The House Armed Services Committee has scheduled a high-profile hearing next week with the full slate of military service chiefs to explain to the public – and other lawmakers – what the impact would be if Congress passes a full-year continuing resolution.

“They need to know what the consequences are,” House Armed Services Chairman Texas Rep. Mac Thornberry told CNN.

RELATED: Trump proposes $54 billion defense spending hike

The memos, first reported by Congressional Quarterly, highlight the problems the military brass will detail, with stark warnings that a continuing resolution would exacerbate the military’s readiness problems.

Among the impacts:

• The Army states in its memo sent to Capitol Hill that most units in Army Forces Command would stop training in July, which means brigade combat teams, a grouping of about 3,500 soldiers, deploying to Korea and Europe would cease training while in the US.
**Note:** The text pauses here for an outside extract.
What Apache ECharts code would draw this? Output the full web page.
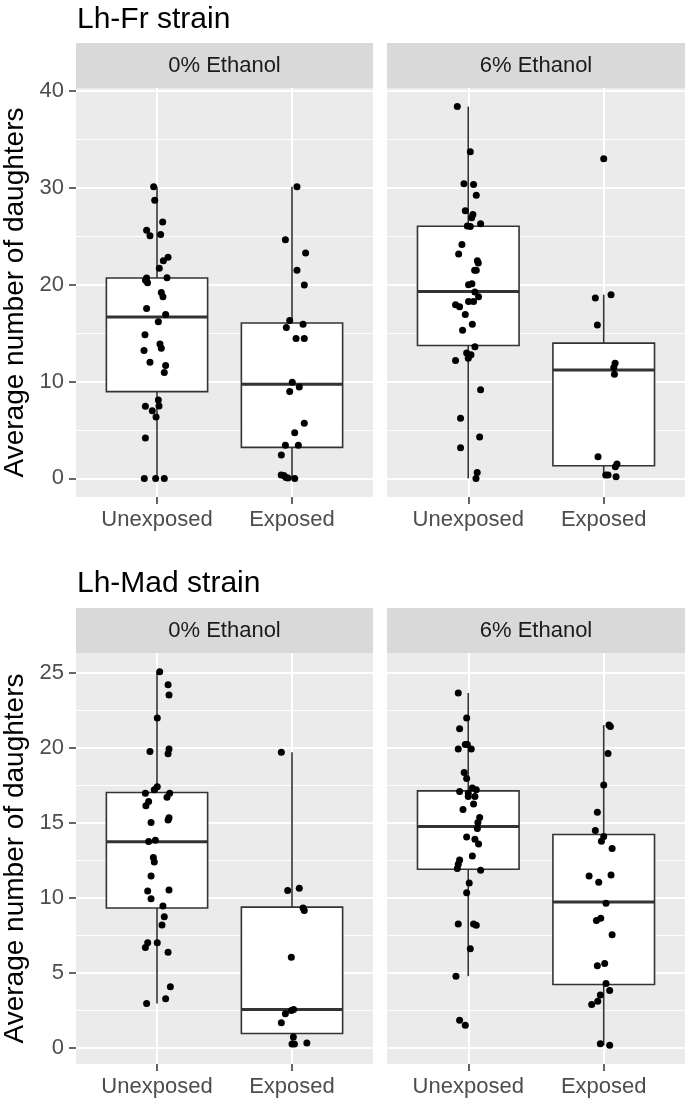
<!DOCTYPE html>
<html><head><meta charset="utf-8">
<script src="https://cdn.jsdelivr.net/npm/echarts@6/dist/echarts.min.js"></script>
<style>html,body{margin:0;padding:0;background:#fff}#c{width:685px;height:1102px}</style>
</head><body><div id="c"></div>
<script>
// ---------- data ----------
const categories = ['Unexposed', 'Exposed'];
const panelTitles = ['Lh-Fr strain', 'Lh-Mad strain'];
const stripLabels = ['0% Ethanol', '6% Ethanol'];
const yTicksFr = [0, 10, 20, 30, 40];
const yTicksMad = [0, 5, 10, 15, 20, 25];
const yAxisTitle = 'Average number of daughters';

// box stats: [min, Q1, median, Q3, max]
const frE0UnexpBox = [0, 8.96, 16.65, 20.68, 30.09];
const frE0ExpBox   = [0, 3.2, 9.72, 16.03, 30.09];
const frE6UnexpBox = [0, 13.71, 19.3, 26.02, 38.37];
const frE6ExpBox   = [0.17, 1.3, 11.2, 13.96, 18.96];
const madE0UnexpBox = [2.96, 9.33, 13.74, 17.03, 25.09];
const madE0ExpBox   = [0.25, 0.96, 2.56, 9.39, 19.71];
const madE6UnexpBox = [4.78, 11.91, 14.76, 17.14, 23.67];
const madE6ExpBox   = [0.17, 4.23, 9.73, 14.23, 21.53];

// jittered points: [jitter offset (category units), value]
const frE0UnexpPts = [[-0.025,30.09],[-0.017,28.71],[0.042,26.47],[-0.077,25.6],[-0.052,25.03],[0.027,25.16],[0.082,22.81],[0.047,22.47],[0.017,21.68],[-0.077,20.68],[-0.085,20.45],[-0.07,20.2],[0.074,20.7],[0.032,19.19],[0.044,18.75],[-0.077,17.54],[0.064,16.92],[0.01,16.16],[-0.089,14.82],[0.022,13.86],[0.032,13.44],[-0.096,13.2],[-0.052,11.99],[0.064,11.65],[0.054,10.92],[0.01,8.1],[0.015,7.48],[-0.086,7.44],[-0.035,6.99],[-0.007,6.34],[-0.086,4.17],[-0.094,0],[-0.01,0],[0.054,0]];
const frE0ExpPts = [[0.037,30.09],[-0.049,24.64],[0.101,23.27],[0.037,21.47],[0.091,19.96],[-0.017,16.3],[-0.042,15.57],[0.082,15.92],[0.03,14.44],[0.091,14.44],[0.002,9.93],[0.054,9.44],[-0.017,8.96],[0.091,5.69],[0.02,4.72],[-0.049,3.41],[0.047,3.41],[-0.079,2.41],[-0.08,0.35],[-0.06,0.3],[-0.045,0.1],[-0.03,0.05],[0.02,0]];
const frE6UnexpPts = [[-0.081,38.37],[0.015,33.71],[-0.032,30.4],[0.039,30.33],[0.059,29.22],[-0.022,27.61],[0.034,27.23],[0.025,26.89],[0.091,26.27],[-0.007,26.05],[0.015,26.0],[-0.047,24.13],[-0.071,23.16],[0.067,22.47],[0.074,22.23],[0.047,21.47],[0.059,21.47],[0.002,19.99],[0.027,20.1],[0.049,19.24],[0.076,18.75],[-0.094,17.92],[-0.064,17.71],[0.002,18.26],[0.039,18.26],[-0.022,16.92],[0.03,15.92],[-0.042,15.3],[0.049,13.58],[-0.012,12.93],[0.02,12.75],[0,12.41],[-0.094,12.16],[0.091,9.16],[-0.057,6.2],[0.084,4.27],[-0.057,3.16],[0.066,0.62],[0.057,0]];
const frE6ExpPts = [[0,32.99],[-0.062,18.61],[0.054,18.96],[-0.047,15.82],[0.084,11.89],[0.074,11.44],[0.079,10.75],[-0.042,2.23],[0.086,1.2],[0.098,1.48],[0.015,0.34],[0.032,0.34],[0.091,0.17]];
const madE0UnexpPts = [[0.02,25.09],[0.082,24.22],[0.089,23.53],[0.002,22.0],[-0.052,19.77],[0.089,19.93],[0.082,19.61],[0.002,17.41],[-0.02,17.21],[-0.086,16.99],[0.094,16.99],[0.074,16.72],[-0.062,16.43],[-0.082,16.14],[0.089,15.34],[0.082,15.2],[-0.044,15.03],[-0.062,13.76],[-0.012,13.85],[-0.027,12.69],[-0.02,12.4],[-0.044,11.46],[-0.069,10.46],[0.089,10.53],[-0.044,9.95],[0.044,9.46],[0.054,8.75],[0.037,8.19],[-0.069,7.01],[-0.086,6.7],[0.002,7.01],[0.082,6.37],[0.099,4.07],[0.064,3.27],[-0.077,2.96]];
const madE0ExpPts = [[-0.079,19.71],[-0.032,10.49],[0.054,10.64],[0.082,9.33],[0.091,9.17],[-0.005,6.05],[0.012,2.56],[-0.005,2.49],[-0.049,2.27],[-0.079,1.67],[0.01,0.72],[0,0.25],[0.018,0.25],[0.11,0.32]];
const madE6UnexpPts = [[-0.074,23.67],[-0.012,22.0],[-0.064,21.28],[-0.074,19.93],[-0.022,20.24],[-0.007,20.24],[0.022,19.93],[-0.03,18.37],[-0.012,17.97],[-0.064,17.1],[0.03,17.34],[0.059,17.21],[0,16.99],[0,16.77],[0.049,16.77],[0.039,16.27],[-0.039,15.9],[0.084,15.36],[0.071,15.03],[0.067,14.63],[-0.012,14.07],[0.049,13.91],[0.076,13.6],[0.03,12.8],[-0.064,12.53],[-0.074,12.24],[-0.081,11.96],[0.091,11.84],[0.007,11.0],[-0.012,10.35],[-0.074,8.26],[0.039,8.26],[0.059,8.17],[0.015,6.61],[-0.091,4.78],[-0.064,1.84],[-0.022,1.51]];
const madE6ExpPts = [[0.039,21.53],[0.049,21.44],[0.032,19.64],[0,17.54],[-0.047,15.72],[-0.062,14.5],[0,14.09],[-0.017,13.78],[0.062,13.29],[-0.108,11.46],[-0.037,11.04],[0.054,11.53],[0.017,9.64],[-0.054,8.5],[-0.022,8.64],[0.062,7.55],[-0.047,5.48],[0.007,5.63],[0.017,4.3],[0.044,3.83],[-0.025,3.52],[-0.044,3.11],[-0.089,2.89],[-0.025,0.27],[0.044,0.17]];

// ---------- chart ----------
const FONT = '"Liberation Sans", Arial, sans-serif';
const panels = [
  {grid:{left:76, top:88, width:297, height:409}, boxes:[frE0UnexpBox, frE0ExpBox], pts:[frE0UnexpPts, frE0ExpPts], ticks:yTicksFr, row:0, leftAxis:true},
  {grid:{left:387, top:88, width:298, height:409}, boxes:[frE6UnexpBox, frE6ExpBox], pts:[frE6UnexpPts, frE6ExpPts], ticks:yTicksFr, row:0, leftAxis:false},
  {grid:{left:76, top:653, width:297, height:411}, boxes:[madE0UnexpBox, madE0ExpBox], pts:[madE0UnexpPts, madE0ExpPts], ticks:yTicksMad, row:1, leftAxis:true},
  {grid:{left:387, top:653, width:298, height:411}, boxes:[madE6UnexpBox, madE6ExpBox], pts:[madE6UnexpPts, madE6ExpPts], ticks:yTicksMad, row:1, leftAxis:false}
];
// ggplot-like 5% expansion of the data range per row
function rowRange(row) {
  let lo = Infinity, hi = -Infinity;
  panels.filter(p => p.row === row).forEach(p => p.pts.forEach(g => g.forEach(d => { lo = Math.min(lo, d[1]); hi = Math.max(hi, d[1]); })));
  const pad = (hi - lo) * 0.05;
  return [lo - pad, hi + pad];
}
const ranges = [rowRange(0), rowRange(1)];

function renderBox(params, api) {
  const x = api.value(0);
  const lo = api.coord([x, api.value(1)]);
  const q1 = api.coord([x, api.value(2)]);
  const md = api.coord([x, api.value(3)]);
  const q3 = api.coord([x, api.value(4)]);
  const hi = api.coord([x, api.value(5)]);
  const hw = api.size([0.75, 0])[0] / 2;
  const st = {stroke:'#333333', lineWidth:1.6};
  return {type:'group', children:[
    {type:'line', shape:{x1:lo[0], y1:lo[1], x2:q1[0], y2:q1[1]}, style:st},
    {type:'line', shape:{x1:q3[0], y1:q3[1], x2:hi[0], y2:hi[1]}, style:st},
    {type:'rect', shape:{x:q3[0]-hw, y:q3[1], width:2*hw, height:q1[1]-q3[1]}, style:{fill:'#ffffff', stroke:'#333333', lineWidth:1.6}},
    {type:'line', shape:{x1:md[0]-hw, y1:md[1], x2:md[0]+hw, y2:md[1]}, style:{stroke:'#333333', lineWidth:3}}
  ]};
}

const option = {
  animation:false,
  backgroundColor:'#ffffff',
  textStyle:{fontFamily:FONT},
  title: panelTitles.map((t, i) => ({
    text:t, left:77, top: i === 0 ? 5 : 569, padding:0,
    textStyle:{fontSize:30, fontWeight:'normal', color:'#000000', fontFamily:FONT}
  })),
  grid: panels.map(p => Object.assign({show:true, backgroundColor:'#ebebeb', borderWidth:0}, p.grid)),
  xAxis: panels.map((p, i) => ({
    gridIndex:i, type:'value', min:0.4, max:2.6, position:'bottom',
    axisLine:{show:false, onZero:false},
    axisTick:{show:true, length:7, customValues:[1,2], lineStyle:{color:'#333333', width:1.5}},
    axisLabel:{show:true, customValues:[1,2], formatter: v => categories[Math.round(v)-1] || '', fontSize:22, color:'#4d4d4d', margin:12, fontFamily:FONT},
    splitLine:{show:true, lineStyle:{color:'#ffffff', width:2}}
  })),
  yAxis: panels.map((p, i) => ({
    gridIndex:i, type:'value', min:ranges[p.row][0], max:ranges[p.row][1], splitNumber:5,
    axisLine:{show:false, onZero:false},
    axisTick:{show:p.leftAxis, length:7, customValues:p.ticks, lineStyle:{color:'#333333', width:1.5}},
    axisLabel:{show:p.leftAxis, customValues:p.ticks, fontSize:22, color:'#4d4d4d', margin:12, fontFamily:FONT},
    splitLine:{show:true, lineStyle:{color:'#ffffff', width:2}},
    minorTick:{show:false, splitNumber:2},
    minorSplitLine:{show:true, lineStyle:{color:'#ffffff', width:1}},
    name: p.leftAxis ? yAxisTitle : '', nameLocation:'middle', nameGap:47,
    nameTextStyle:{fontSize:28, color:'#000000', fontFamily:FONT}
  })),
  series: [],
  graphic: []
};

panels.forEach((p, i) => {
  option.series.push({
    type:'custom', xAxisIndex:i, yAxisIndex:i, renderItem:renderBox,
    encode:{x:0, y:[1,2,3,4,5]},
    data: p.boxes.map((b, k) => [k + 1].concat(b)), z:2
  });
  option.series.push({
    type:'scatter', xAxisIndex:i, yAxisIndex:i, symbolSize:7,
    itemStyle:{color:'#000000', opacity:1},
    data: p.pts[0].map(d => [1 + d[0], d[1]]).concat(p.pts[1].map(d => [2 + d[0], d[1]])), z:3
  });
  // facet strip
  option.graphic.push({
    type:'group', left:p.grid.left, top:p.grid.top - 45,
    children:[
      {type:'rect', shape:{x:0, y:0, width:p.grid.width, height:45}, style:{fill:'#d9d9d9'}},
      {type:'text', x:p.grid.width/2, y:22.5, style:{text: stripLabels[i % 2], font:'22px ' + FONT, fill:'#1a1a1a', textAlign:'center', textVerticalAlign:'middle'}}
    ]
  });
});

const chart = echarts.init(document.getElementById('c'), null, {renderer:'canvas'});
chart.setOption(option);
</script>
</body></html>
• The Navy warns that it would cancel three warship deployments, creating gaps in Europe and the Middle East, and it would shut down four of the nine groups of aircraft on Navy carriers that aren’t deployed.

• The Marine Corps said that North American flight operations would be stopped for 24 squadrons, which would “significantly worsen” Marine aviation readiness, and precision and training ammunitions would be reduced.

• And the Air Force said it would ground all non-deploying squadrons starting in May, as well as reduce flying hours that would lead to “a drastic reduction in readiness capabilities in order to continue operations through the end of fiscal year.”

But if recent history is any guide, the military’s detailed memos may not be able to sway Congress.

Military leaders issued similar doomsday warnings about sequestration that failed to stop the across-the-board cuts in 2013, with the military stuck in the middle of a larger fight on taxes and entitlements. The budget caps from sequestration are still on the books.

“The readiness challenges are a less potent argument than they have been in the past, and the politics of budgets are poisonous all around,” said Mackenzie Eaglen, a defense analyst at the American Enterprise Institute. “So if there’s ever was going to be a year-long CR for defense in recent memory, this would be the year.”